Only the lines from the line containing "Give me the TikZ source for this diagram." to the line containing "minimum width=203*0.02cm, minimum", with both of those lines, are to be repeated exactly. Leave the images out.
BEGIN Data to use
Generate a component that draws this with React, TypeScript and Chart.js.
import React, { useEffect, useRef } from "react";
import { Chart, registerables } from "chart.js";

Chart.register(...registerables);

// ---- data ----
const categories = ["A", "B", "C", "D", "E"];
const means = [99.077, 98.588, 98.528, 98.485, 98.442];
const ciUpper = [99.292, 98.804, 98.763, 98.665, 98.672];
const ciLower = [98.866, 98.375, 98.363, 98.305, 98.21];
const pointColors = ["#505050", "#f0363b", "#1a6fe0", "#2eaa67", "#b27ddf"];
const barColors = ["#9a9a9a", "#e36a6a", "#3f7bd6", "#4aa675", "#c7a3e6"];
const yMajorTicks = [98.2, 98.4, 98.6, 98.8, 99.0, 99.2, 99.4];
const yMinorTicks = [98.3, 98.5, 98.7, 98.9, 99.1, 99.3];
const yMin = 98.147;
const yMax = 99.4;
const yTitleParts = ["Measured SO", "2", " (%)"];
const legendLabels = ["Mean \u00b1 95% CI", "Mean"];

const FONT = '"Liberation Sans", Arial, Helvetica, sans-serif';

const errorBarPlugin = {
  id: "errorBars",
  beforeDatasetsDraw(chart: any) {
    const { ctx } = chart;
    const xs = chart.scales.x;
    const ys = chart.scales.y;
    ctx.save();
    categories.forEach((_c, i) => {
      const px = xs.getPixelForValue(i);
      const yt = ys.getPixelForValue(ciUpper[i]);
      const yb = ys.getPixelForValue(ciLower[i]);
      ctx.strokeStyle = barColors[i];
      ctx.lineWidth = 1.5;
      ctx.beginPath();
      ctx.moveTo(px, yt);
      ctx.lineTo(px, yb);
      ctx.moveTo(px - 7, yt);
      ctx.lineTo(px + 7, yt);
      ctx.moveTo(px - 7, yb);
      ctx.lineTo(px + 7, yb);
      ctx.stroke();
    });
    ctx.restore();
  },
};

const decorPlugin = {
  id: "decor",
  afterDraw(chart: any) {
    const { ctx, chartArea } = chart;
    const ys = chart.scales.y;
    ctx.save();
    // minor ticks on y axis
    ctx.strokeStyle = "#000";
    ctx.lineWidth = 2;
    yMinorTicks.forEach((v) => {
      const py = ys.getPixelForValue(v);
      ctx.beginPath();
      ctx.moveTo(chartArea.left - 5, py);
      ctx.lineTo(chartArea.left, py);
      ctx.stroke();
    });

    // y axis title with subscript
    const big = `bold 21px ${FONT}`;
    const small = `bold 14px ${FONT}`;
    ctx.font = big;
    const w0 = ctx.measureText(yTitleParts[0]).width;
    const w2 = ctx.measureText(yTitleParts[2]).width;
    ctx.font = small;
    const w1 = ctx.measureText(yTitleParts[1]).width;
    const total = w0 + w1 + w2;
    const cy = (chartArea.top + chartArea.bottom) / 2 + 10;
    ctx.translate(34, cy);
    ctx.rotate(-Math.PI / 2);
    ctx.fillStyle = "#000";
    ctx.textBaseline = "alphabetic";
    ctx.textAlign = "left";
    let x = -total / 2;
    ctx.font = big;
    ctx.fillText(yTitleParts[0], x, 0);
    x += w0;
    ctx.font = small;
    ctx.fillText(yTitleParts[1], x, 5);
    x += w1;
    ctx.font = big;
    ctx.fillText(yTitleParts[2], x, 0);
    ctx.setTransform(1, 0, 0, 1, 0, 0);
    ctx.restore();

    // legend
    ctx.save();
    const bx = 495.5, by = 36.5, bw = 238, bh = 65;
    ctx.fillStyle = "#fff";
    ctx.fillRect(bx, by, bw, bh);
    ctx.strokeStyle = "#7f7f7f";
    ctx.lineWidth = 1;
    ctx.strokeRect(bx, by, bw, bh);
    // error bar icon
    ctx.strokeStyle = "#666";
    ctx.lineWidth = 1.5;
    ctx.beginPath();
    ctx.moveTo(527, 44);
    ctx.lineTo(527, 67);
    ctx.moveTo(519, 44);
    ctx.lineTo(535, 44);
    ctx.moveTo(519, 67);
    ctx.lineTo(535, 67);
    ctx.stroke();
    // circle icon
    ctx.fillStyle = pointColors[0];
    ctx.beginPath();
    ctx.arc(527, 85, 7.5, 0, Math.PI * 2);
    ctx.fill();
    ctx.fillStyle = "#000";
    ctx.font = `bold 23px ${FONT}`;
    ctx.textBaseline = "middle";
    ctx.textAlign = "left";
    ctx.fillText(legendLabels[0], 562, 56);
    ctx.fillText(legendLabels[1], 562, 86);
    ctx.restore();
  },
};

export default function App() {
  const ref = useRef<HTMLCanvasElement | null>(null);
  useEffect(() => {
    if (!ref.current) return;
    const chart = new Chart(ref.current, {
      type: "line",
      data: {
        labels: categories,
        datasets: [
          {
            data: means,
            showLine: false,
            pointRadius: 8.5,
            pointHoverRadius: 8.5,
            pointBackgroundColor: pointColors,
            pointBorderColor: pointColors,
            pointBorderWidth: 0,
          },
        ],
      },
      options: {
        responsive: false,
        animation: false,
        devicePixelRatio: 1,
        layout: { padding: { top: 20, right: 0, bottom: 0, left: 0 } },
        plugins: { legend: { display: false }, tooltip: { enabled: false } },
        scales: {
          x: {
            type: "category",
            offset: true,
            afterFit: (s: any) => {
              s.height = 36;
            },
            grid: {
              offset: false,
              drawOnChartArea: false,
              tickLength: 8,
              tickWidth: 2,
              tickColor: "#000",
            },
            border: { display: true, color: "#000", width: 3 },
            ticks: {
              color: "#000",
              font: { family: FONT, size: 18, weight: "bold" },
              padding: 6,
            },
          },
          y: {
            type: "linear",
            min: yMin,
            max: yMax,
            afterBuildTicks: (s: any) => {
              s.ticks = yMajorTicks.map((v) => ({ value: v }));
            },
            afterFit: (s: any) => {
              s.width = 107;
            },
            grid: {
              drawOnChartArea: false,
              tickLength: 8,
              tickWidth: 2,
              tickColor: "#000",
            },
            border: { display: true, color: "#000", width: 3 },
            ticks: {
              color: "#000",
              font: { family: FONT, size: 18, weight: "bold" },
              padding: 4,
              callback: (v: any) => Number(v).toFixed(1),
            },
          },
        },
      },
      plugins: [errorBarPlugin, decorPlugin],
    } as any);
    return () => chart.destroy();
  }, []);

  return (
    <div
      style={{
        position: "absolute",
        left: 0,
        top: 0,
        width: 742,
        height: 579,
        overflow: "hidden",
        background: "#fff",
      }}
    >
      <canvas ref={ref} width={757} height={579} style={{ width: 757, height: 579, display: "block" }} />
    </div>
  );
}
END Data to use
BEGIN Data to use
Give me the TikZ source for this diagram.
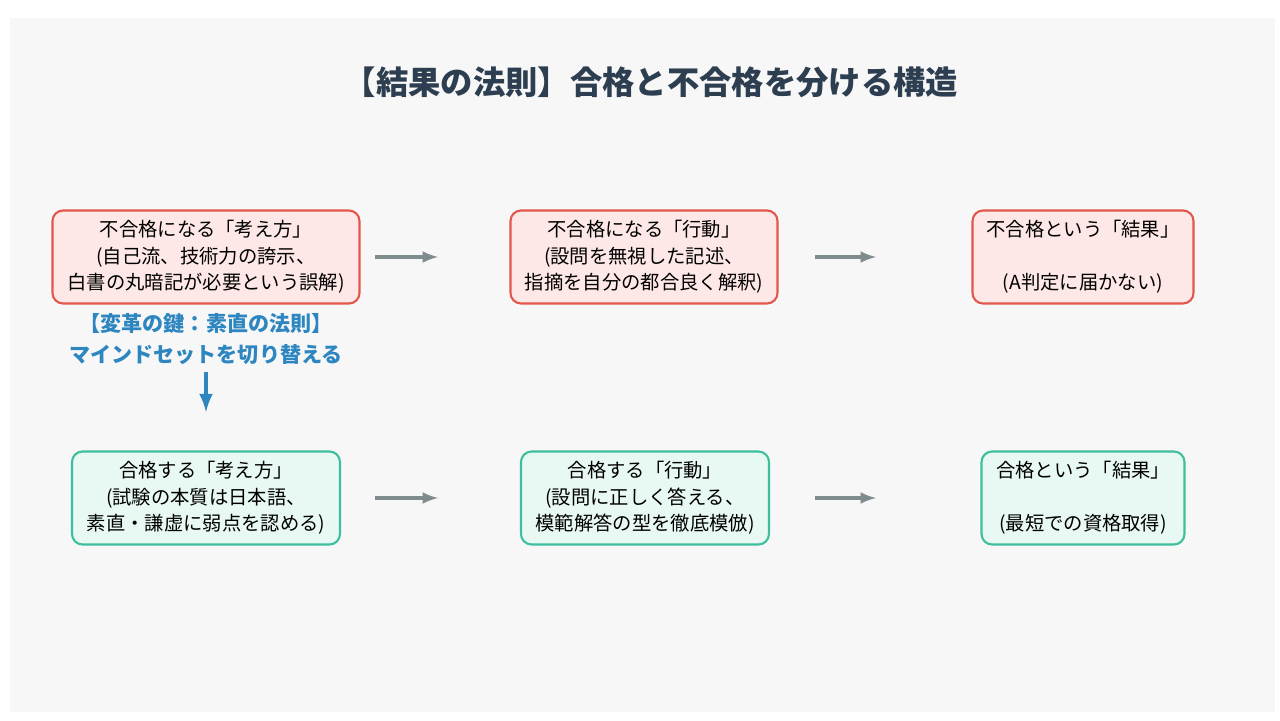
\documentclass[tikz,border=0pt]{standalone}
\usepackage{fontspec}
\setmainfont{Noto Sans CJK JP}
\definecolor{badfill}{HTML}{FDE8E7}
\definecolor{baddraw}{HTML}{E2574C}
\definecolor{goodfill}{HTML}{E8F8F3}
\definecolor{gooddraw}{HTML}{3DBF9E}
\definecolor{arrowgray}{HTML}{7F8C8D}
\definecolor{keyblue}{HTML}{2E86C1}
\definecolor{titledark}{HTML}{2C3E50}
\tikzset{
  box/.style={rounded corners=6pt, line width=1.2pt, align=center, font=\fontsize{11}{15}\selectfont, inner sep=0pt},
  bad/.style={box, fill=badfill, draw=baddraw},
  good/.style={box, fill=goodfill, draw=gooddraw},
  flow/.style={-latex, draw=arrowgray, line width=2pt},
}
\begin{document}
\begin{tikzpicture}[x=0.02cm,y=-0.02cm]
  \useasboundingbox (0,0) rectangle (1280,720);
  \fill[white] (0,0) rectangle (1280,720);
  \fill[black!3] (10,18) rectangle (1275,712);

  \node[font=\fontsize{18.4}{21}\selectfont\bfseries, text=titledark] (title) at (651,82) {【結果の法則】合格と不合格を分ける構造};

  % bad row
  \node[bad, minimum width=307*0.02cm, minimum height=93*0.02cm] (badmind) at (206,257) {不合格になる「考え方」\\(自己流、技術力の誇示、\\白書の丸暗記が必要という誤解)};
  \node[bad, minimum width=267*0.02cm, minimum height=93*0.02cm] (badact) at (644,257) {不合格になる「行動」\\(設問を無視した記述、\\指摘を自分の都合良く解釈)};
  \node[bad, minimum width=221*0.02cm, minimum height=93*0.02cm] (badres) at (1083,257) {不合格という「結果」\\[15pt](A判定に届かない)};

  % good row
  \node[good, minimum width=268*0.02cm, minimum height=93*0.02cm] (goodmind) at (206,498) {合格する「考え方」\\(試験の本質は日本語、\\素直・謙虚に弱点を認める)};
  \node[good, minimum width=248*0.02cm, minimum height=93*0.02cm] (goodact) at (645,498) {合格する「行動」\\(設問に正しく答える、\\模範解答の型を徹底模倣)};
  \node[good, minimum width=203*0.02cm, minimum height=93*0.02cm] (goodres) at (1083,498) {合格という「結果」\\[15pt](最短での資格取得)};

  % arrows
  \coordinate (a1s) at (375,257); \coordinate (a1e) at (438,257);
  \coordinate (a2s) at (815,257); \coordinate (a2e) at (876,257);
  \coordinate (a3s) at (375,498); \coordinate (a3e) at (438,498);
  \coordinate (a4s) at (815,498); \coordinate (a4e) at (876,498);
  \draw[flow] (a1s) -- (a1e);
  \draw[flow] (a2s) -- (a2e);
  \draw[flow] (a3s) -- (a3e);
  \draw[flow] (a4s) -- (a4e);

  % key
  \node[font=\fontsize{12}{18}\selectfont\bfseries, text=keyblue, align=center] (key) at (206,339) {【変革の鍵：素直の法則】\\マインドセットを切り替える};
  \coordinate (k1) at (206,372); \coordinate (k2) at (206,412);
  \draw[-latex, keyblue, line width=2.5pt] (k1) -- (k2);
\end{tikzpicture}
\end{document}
END Data to use
BEGIN Data to use
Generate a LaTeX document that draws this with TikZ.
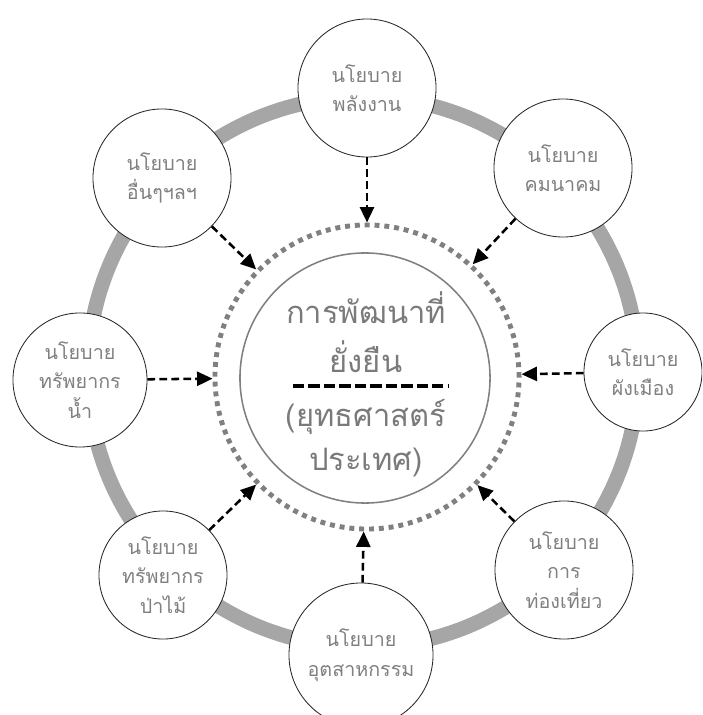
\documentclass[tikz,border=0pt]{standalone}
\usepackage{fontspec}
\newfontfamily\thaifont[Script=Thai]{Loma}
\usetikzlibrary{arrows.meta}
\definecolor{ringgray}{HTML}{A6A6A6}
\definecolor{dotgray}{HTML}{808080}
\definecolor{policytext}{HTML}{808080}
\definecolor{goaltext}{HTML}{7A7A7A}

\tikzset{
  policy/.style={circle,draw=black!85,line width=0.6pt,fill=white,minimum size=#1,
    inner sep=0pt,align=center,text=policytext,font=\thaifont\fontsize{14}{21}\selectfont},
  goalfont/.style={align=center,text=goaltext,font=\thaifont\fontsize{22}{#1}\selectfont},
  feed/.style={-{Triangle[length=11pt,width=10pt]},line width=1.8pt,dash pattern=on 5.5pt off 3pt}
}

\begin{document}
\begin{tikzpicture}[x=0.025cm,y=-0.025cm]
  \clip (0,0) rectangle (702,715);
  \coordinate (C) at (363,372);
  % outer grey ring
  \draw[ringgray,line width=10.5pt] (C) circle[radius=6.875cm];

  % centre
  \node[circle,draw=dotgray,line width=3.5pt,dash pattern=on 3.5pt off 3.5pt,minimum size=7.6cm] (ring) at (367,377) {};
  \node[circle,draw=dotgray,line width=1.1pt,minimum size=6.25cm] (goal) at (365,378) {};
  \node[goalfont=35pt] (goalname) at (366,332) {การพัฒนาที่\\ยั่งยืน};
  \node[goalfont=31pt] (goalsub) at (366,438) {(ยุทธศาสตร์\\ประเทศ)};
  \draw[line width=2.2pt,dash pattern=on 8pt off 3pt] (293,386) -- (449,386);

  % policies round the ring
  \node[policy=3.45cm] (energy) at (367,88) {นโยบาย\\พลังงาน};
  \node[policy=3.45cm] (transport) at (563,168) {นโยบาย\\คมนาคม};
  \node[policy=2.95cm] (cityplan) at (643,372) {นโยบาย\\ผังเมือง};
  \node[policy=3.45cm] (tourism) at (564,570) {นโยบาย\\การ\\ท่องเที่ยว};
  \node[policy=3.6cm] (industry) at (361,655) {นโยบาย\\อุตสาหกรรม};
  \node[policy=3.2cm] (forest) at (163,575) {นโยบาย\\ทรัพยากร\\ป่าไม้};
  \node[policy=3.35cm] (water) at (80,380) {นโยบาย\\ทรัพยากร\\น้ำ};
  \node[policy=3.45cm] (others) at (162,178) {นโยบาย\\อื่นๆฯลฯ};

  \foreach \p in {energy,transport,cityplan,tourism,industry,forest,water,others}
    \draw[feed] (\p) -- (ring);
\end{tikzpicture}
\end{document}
END Data to use
## Answer to the exercise
Give me the TikZ source for this diagram.
\documentclass[tikz,border=0pt]{standalone}
\usepackage{fontspec}
\setmainfont{Noto Sans CJK JP}
\definecolor{badfill}{HTML}{FDE8E7}
\definecolor{baddraw}{HTML}{E2574C}
\definecolor{goodfill}{HTML}{E8F8F3}
\definecolor{gooddraw}{HTML}{3DBF9E}
\definecolor{arrowgray}{HTML}{7F8C8D}
\definecolor{keyblue}{HTML}{2E86C1}
\definecolor{titledark}{HTML}{2C3E50}
\tikzset{
  box/.style={rounded corners=6pt, line width=1.2pt, align=center, font=\fontsize{11}{15}\selectfont, inner sep=0pt},
  bad/.style={box, fill=badfill, draw=baddraw},
  good/.style={box, fill=goodfill, draw=gooddraw},
  flow/.style={-latex, draw=arrowgray, line width=2pt},
}
\begin{document}
\begin{tikzpicture}[x=0.02cm,y=-0.02cm]
  \useasboundingbox (0,0) rectangle (1280,720);
  \fill[white] (0,0) rectangle (1280,720);
  \fill[black!3] (10,18) rectangle (1275,712);

  \node[font=\fontsize{18.4}{21}\selectfont\bfseries, text=titledark] (title) at (651,82) {【結果の法則】合格と不合格を分ける構造};

  % bad row
  \node[bad, minimum width=307*0.02cm, minimum height=93*0.02cm] (badmind) at (206,257) {不合格になる「考え方」\\(自己流、技術力の誇示、\\白書の丸暗記が必要という誤解)};
  \node[bad, minimum width=267*0.02cm, minimum height=93*0.02cm] (badact) at (644,257) {不合格になる「行動」\\(設問を無視した記述、\\指摘を自分の都合良く解釈)};
  \node[bad, minimum width=221*0.02cm, minimum height=93*0.02cm] (badres) at (1083,257) {不合格という「結果」\\[15pt](A判定に届かない)};

  % good row
  \node[good, minimum width=268*0.02cm, minimum height=93*0.02cm] (goodmind) at (206,498) {合格する「考え方」\\(試験の本質は日本語、\\素直・謙虚に弱点を認める)};
  \node[good, minimum width=248*0.02cm, minimum height=93*0.02cm] (goodact) at (645,498) {合格する「行動」\\(設問に正しく答える、\\模範解答の型を徹底模倣)};
  \node[good, minimum width=203*0.02cm, minimum height=93*0.02cm] (goodres) at (1083,498) {合格という「結果」\\[15pt](最短での資格取得)};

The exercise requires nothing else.